In a replicated Mongodb environment, is the write performance/load on the secondaries the same as the primaries? If so, or not, why?

Edit: By writes to the secondary I am referring to the automatic propagation of the writes from the primary to the secondary.

Edit2: To help guide the conversation http://docs.mongodb.org/manual/core/replica-set-sync/#multithreaded-replication might suggest that write performance from the primaries to the secondaries might be better since they are performed in batch .

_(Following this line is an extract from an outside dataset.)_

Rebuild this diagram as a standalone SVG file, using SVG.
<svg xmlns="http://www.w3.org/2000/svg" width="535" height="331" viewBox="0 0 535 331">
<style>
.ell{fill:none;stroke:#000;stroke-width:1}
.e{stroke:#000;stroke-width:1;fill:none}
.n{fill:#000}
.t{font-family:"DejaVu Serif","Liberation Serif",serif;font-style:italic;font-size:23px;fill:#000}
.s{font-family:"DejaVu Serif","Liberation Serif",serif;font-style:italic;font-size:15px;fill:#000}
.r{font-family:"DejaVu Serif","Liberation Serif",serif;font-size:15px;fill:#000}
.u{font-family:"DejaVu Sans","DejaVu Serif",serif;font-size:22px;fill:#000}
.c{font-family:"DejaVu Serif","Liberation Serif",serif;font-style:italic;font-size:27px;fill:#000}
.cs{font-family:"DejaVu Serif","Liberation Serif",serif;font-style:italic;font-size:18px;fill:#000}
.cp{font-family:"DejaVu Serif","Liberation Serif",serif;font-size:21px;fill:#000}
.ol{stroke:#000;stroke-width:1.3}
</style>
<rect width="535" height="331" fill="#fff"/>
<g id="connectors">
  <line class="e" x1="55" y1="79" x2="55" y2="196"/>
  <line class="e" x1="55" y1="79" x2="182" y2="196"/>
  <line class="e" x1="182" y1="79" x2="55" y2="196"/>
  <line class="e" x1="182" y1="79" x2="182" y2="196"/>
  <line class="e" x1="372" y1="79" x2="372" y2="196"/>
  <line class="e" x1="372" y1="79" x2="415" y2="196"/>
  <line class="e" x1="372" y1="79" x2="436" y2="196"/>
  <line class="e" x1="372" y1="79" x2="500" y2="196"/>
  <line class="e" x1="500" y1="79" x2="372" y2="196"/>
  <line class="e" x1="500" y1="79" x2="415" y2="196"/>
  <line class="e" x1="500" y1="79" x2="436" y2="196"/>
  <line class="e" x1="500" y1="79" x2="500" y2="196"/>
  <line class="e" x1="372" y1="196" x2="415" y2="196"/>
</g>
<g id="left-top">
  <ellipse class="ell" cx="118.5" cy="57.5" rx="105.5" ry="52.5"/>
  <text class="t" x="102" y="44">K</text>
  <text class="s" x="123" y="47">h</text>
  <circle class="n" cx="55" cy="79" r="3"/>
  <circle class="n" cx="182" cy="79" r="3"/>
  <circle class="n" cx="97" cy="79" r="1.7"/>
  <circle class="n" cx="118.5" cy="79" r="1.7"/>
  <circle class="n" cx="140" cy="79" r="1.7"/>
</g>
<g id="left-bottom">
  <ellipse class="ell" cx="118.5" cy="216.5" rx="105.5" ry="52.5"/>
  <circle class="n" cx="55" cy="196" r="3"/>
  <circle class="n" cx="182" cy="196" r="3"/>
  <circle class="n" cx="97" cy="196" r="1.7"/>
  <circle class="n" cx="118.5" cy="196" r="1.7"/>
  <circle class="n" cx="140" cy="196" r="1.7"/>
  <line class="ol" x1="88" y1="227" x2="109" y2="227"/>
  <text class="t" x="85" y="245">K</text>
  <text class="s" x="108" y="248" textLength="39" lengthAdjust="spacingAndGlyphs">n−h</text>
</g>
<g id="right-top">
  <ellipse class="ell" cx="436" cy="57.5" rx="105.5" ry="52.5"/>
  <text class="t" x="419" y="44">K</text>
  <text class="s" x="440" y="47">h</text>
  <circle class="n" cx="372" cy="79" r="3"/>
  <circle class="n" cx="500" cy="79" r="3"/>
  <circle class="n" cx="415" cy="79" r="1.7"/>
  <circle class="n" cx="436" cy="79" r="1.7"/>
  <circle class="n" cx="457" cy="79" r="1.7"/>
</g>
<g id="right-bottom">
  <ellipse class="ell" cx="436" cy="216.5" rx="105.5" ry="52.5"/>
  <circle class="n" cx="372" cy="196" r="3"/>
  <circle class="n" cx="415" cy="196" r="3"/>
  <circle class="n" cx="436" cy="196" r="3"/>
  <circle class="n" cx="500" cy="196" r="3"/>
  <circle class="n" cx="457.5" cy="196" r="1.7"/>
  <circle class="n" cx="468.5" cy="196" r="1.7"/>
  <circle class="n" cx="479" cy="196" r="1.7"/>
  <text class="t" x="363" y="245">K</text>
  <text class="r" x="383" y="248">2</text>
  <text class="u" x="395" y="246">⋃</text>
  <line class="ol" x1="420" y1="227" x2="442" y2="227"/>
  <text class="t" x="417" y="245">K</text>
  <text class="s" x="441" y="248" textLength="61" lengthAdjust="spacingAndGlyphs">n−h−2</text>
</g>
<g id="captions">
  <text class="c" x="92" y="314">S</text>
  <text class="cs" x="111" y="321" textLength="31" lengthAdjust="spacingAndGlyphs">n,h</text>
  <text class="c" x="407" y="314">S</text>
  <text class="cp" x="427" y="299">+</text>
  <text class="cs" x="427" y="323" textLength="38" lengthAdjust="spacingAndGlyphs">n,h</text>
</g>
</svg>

If by load you mean only writes in an isolated or off-peak system then it must be an uninteresting and similar performance/write . and almost who cares. However, in a working system where you have concurrent reads and writes then no. because one can alter that performance/readwrite if you use a 'read preference' of "secondary" or "secondary preferred" (heck, anything but "primary"). Under this scenario a replica set with 11 secondaries and 1 primary one can clearly see that any single secondary has a fraction of cpu/memory/disk/etc competition not only disk contention than the single primary. Recall that the default mode is brutal on the primary. here the secondaries exist only for redundancy vs high-availability.

primary Default mode. All operations read from the current replica set primary.

One can think of a RAID system whereby mirroring increases redundancy while striping increases performance. (True, not exactly the same mechanics but from the user's pov its a similar result in terms of reads. Sharding is closer to a RAID with striping) Using the default read preference of 'primary' one taps only into mirroring; using a read preference of 'secondary' you tap into the greater throughput.